GAJE is a GLOBAL ALLIANCE of persons committed to achieving JUSTICE through EDUCATION.
GAJE has sponsored five worldwide conferences since it was formed in 1999, with delegates at each conference representing every region of the world. GAJE conferences, as well as other GAJE activities described on this website, are aimed at promoting the exchange of information and experience among persons involved in Justice Education around the world. Clinical education of law students is a key component of justice education, but GAJE also works to advance other forms of socially relevant legal education involving practicing lawyers, judges, non-governmental organizations, and the lay public.

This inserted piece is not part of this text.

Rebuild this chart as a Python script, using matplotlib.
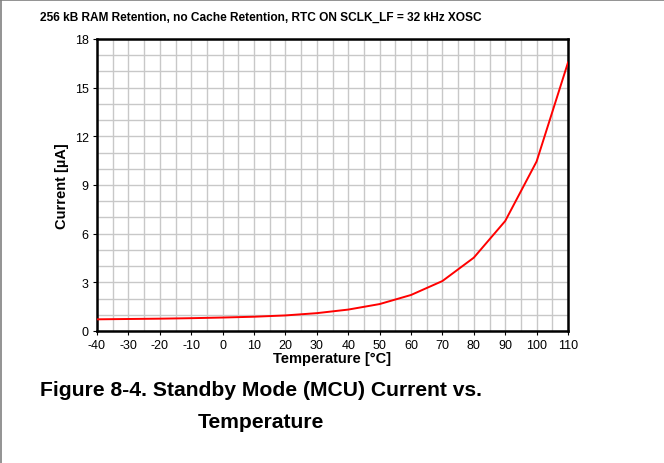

Street law is a legal awareness programme designed to enable law students and others make school children, prisoners, and members of communities aware of their legal rights and where to obtain assistance. Street law explains to people “on the street” how the law affects them in their daily lives and helps people to understand how the law works and how it can protect them. Street law students, like legal aid clinic students, obtain valuable insights into social justice issues in the communities they serve. GAJE members are actively involved in such initiatives, and Street Law training workshops were conducted at the GAJE conferences in India and Argentina.

Legal Literacy has a unique role in justice education. As a first most important step in bringing masses of people closer to law and its processes, legal literacy has a critical role in ensuring just and rule of law-oriented societies. As part of a clinical program, legal literacy clinics are one of the most important entry points of community engagement for law students and teachers. They build community trust and confidence in what law schools aspire for justice education and help students empathize with the needs of their local communities.

Community lawyering, when practised through clinical legal education clinics, provides opportunities for law students to engage directly with poor and disadvantaged communities about pressing legal matters. Students learn about the barriers in law, and lack of access to justice for these communities. This form of lawyering is inter-disciplinary with creative and responsive service delivery models. Students work to empower not just the individual client, but the community or group’s interests as a whole. Community lawyering, when it involves students, is about achieving justice for disempowered individuals and communities while educating and inspiring students simultaneously. This is central to the ideas of justice education and GAJE goals.

Central to the idea of justice education is the desire to pursue justice at a systemic level, as well as for individuals. Where the law itself contributes to injustice, then law reform is of vital importance. GAJE’s broad membership—including activists, non-government organisations (NGOs) and legislators—encompasses many people who work hard to improve how the law protects fundamental rights. Justice education recognises that practicing and academic lawyers have an important role in reforming the law so that it serves the ends of justice.

GAJE seeks to achieve justice through legal education. At the core of attainment of justice is an effective realisation of fundamental human rights and freedoms. It is therefore imperative that rights holders are not only aware of these rights and freedoms but are also able to employ existing domestic and international mechanisms to vindicate their human rights. GAJE members seek to contribute to the realisation of these rights through clinics on human rights litigation, research, and advocacy that involve law students in the theoretical and practical application of human rights standards and norms.

Despite many strides towards equality, women across the world suffer discrimination either directly or indirectly in all spheres of their lives. They suffer domestic violence including sexual abuse within homes and families. In many countries they do not have equal rights to property – hereditary or matrimonial. They also lose in the public sphere with the labour standards supporting the life styles of men in most parts of the world. Women often have lower literacy rates, higher malnutrition, lesser income, and more temporary and unskilled or semi-skilled work. Mainstreaming of gender issues to promote equality is a basic component of just legal education and GAJE. Provision of equal representation of women from all parts of the world on the steering committee of GAJE is just one example of the sensitivity of GAJE and its members to equality of women.
GAJE membership consists of law teachers, law students, and others interested in advancing and promoting Justice Education around the world. Membership is open and free.